* **THE REQUEST**: Starting with the first line of the listing, quote each line exactly until and including the one with "Arial, Helvetica, sans-serif';", leaving pictures out.

..........

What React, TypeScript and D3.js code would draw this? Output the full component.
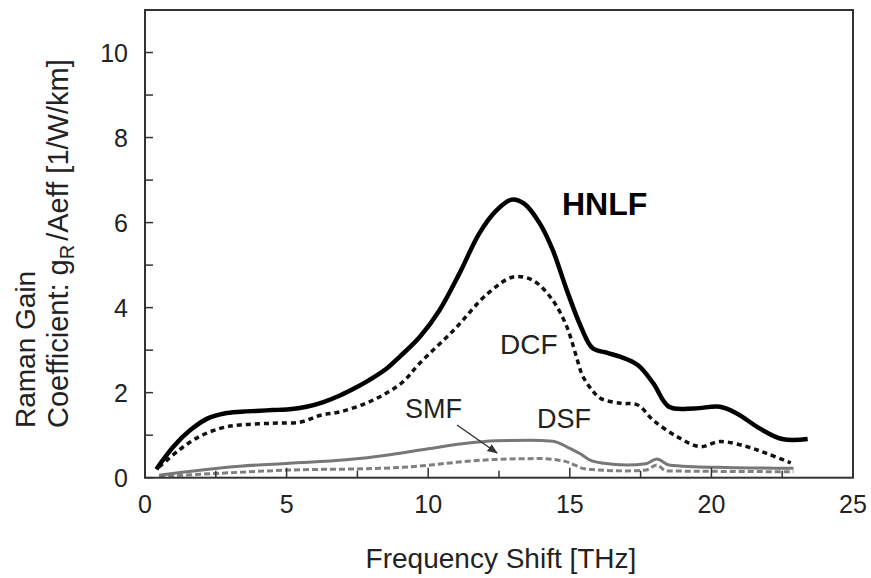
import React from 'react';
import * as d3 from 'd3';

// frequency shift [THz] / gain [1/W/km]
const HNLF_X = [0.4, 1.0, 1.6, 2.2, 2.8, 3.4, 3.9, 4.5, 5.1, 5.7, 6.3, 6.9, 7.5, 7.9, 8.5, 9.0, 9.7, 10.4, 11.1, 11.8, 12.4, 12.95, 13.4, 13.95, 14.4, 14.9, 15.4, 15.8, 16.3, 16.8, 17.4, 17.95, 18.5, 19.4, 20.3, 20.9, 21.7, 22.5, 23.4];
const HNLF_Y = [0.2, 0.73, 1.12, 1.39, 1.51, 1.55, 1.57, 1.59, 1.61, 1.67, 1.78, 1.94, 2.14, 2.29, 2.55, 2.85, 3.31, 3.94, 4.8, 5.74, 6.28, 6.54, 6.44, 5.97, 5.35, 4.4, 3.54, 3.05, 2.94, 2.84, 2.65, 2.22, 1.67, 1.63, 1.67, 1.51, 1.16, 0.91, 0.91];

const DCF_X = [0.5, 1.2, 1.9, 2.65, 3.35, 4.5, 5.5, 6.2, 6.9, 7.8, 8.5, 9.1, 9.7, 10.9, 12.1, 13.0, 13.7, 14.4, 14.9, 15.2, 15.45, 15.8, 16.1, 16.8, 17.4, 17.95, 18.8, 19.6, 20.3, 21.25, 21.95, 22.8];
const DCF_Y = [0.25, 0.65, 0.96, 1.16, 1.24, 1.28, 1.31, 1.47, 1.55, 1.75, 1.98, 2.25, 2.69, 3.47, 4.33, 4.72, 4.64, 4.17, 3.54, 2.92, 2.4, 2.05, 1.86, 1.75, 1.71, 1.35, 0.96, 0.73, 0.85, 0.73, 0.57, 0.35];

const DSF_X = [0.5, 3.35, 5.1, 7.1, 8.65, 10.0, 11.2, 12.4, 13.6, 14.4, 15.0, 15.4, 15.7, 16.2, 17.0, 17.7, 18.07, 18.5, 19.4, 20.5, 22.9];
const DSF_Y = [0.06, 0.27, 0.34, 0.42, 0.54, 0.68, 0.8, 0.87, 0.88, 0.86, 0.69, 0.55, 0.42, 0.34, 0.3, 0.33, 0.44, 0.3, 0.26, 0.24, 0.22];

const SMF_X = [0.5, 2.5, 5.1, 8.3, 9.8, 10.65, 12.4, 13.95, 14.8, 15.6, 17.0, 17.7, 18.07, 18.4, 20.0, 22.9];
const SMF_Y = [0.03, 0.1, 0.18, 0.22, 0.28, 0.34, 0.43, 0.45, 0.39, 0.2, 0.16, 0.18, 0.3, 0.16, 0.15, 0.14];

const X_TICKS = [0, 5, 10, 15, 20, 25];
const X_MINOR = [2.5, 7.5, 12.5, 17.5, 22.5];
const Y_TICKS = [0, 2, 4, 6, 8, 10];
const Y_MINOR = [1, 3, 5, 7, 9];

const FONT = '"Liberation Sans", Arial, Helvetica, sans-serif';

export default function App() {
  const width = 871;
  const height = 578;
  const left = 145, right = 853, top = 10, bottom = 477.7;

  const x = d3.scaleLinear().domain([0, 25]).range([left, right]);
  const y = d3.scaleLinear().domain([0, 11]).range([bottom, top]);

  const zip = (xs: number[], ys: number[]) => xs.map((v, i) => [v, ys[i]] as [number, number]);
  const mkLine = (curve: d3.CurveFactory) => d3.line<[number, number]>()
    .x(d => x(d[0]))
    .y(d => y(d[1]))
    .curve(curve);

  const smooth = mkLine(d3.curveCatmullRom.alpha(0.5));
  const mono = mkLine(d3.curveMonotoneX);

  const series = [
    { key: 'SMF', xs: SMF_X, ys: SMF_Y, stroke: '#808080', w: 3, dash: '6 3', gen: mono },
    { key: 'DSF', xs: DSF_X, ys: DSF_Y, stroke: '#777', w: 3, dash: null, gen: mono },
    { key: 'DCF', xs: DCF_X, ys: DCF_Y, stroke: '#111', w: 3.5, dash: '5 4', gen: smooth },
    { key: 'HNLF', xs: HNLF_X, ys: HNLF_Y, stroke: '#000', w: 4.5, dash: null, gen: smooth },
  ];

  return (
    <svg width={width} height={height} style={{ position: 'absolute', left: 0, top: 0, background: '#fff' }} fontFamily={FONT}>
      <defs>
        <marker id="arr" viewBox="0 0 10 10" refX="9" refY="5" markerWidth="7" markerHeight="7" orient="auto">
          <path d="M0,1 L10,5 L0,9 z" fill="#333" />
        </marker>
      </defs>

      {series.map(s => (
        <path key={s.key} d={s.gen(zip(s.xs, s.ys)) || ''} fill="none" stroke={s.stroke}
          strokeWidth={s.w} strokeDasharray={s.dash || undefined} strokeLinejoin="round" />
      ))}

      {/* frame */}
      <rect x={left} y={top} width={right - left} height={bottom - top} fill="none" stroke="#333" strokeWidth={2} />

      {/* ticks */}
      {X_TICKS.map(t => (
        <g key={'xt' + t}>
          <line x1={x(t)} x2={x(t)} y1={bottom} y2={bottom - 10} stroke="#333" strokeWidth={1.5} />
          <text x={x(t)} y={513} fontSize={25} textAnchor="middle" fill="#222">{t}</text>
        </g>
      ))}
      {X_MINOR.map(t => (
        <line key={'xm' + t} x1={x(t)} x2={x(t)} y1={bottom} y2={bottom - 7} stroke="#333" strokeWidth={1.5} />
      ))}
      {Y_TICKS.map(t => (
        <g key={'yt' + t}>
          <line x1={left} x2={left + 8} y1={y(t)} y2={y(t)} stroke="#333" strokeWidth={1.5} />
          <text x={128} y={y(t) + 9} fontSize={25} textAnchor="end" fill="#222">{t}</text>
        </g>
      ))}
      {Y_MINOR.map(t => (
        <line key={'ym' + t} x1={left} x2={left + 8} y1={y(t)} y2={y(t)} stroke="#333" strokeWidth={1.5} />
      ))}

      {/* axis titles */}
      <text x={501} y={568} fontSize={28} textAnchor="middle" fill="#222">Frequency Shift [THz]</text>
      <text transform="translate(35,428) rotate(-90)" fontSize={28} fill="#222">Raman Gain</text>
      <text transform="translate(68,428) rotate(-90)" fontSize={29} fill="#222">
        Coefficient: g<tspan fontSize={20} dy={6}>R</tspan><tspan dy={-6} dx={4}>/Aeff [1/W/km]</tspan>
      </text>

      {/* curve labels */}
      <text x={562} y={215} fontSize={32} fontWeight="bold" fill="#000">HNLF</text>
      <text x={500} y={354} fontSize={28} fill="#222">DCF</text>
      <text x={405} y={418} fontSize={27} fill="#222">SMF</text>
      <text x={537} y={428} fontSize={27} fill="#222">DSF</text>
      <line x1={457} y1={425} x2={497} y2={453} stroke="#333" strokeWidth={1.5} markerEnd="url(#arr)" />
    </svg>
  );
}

..........

* **COMPLETE OUTPUT**:
What React, TypeScript and D3.js code would draw this? Output the full component.
import React from 'react';
import * as d3 from 'd3';

// frequency shift [THz] / gain [1/W/km]
const HNLF_X = [0.4, 1.0, 1.6, 2.2, 2.8, 3.4, 3.9, 4.5, 5.1, 5.7, 6.3, 6.9, 7.5, 7.9, 8.5, 9.0, 9.7, 10.4, 11.1, 11.8, 12.4, 12.95, 13.4, 13.95, 14.4, 14.9, 15.4, 15.8, 16.3, 16.8, 17.4, 17.95, 18.5, 19.4, 20.3, 20.9, 21.7, 22.5, 23.4];
const HNLF_Y = [0.2, 0.73, 1.12, 1.39, 1.51, 1.55, 1.57, 1.59, 1.61, 1.67, 1.78, 1.94, 2.14, 2.29, 2.55, 2.85, 3.31, 3.94, 4.8, 5.74, 6.28, 6.54, 6.44, 5.97, 5.35, 4.4, 3.54, 3.05, 2.94, 2.84, 2.65, 2.22, 1.67, 1.63, 1.67, 1.51, 1.16, 0.91, 0.91];

const DCF_X = [0.5, 1.2, 1.9, 2.65, 3.35, 4.5, 5.5, 6.2, 6.9, 7.8, 8.5, 9.1, 9.7, 10.9, 12.1, 13.0, 13.7, 14.4, 14.9, 15.2, 15.45, 15.8, 16.1, 16.8, 17.4, 17.95, 18.8, 19.6, 20.3, 21.25, 21.95, 22.8];
const DCF_Y = [0.25, 0.65, 0.96, 1.16, 1.24, 1.28, 1.31, 1.47, 1.55, 1.75, 1.98, 2.25, 2.69, 3.47, 4.33, 4.72, 4.64, 4.17, 3.54, 2.92, 2.4, 2.05, 1.86, 1.75, 1.71, 1.35, 0.96, 0.73, 0.85, 0.73, 0.57, 0.35];

const DSF_X = [0.5, 3.35, 5.1, 7.1, 8.65, 10.0, 11.2, 12.4, 13.6, 14.4, 15.0, 15.4, 15.7, 16.2, 17.0, 17.7, 18.07, 18.5, 19.4, 20.5, 22.9];
const DSF_Y = [0.06, 0.27, 0.34, 0.42, 0.54, 0.68, 0.8, 0.87, 0.88, 0.86, 0.69, 0.55, 0.42, 0.34, 0.3, 0.33, 0.44, 0.3, 0.26, 0.24, 0.22];

const SMF_X = [0.5, 2.5, 5.1, 8.3, 9.8, 10.65, 12.4, 13.95, 14.8, 15.6, 17.0, 17.7, 18.07, 18.4, 20.0, 22.9];
const SMF_Y = [0.03, 0.1, 0.18, 0.22, 0.28, 0.34, 0.43, 0.45, 0.39, 0.2, 0.16, 0.18, 0.3, 0.16, 0.15, 0.14];

const X_TICKS = [0, 5, 10, 15, 20, 25];
const X_MINOR = [2.5, 7.5, 12.5, 17.5, 22.5];
const Y_TICKS = [0, 2, 4, 6, 8, 10];
const Y_MINOR = [1, 3, 5, 7, 9];

const FONT = '"Liberation Sans", Arial, Helvetica, sans-serif';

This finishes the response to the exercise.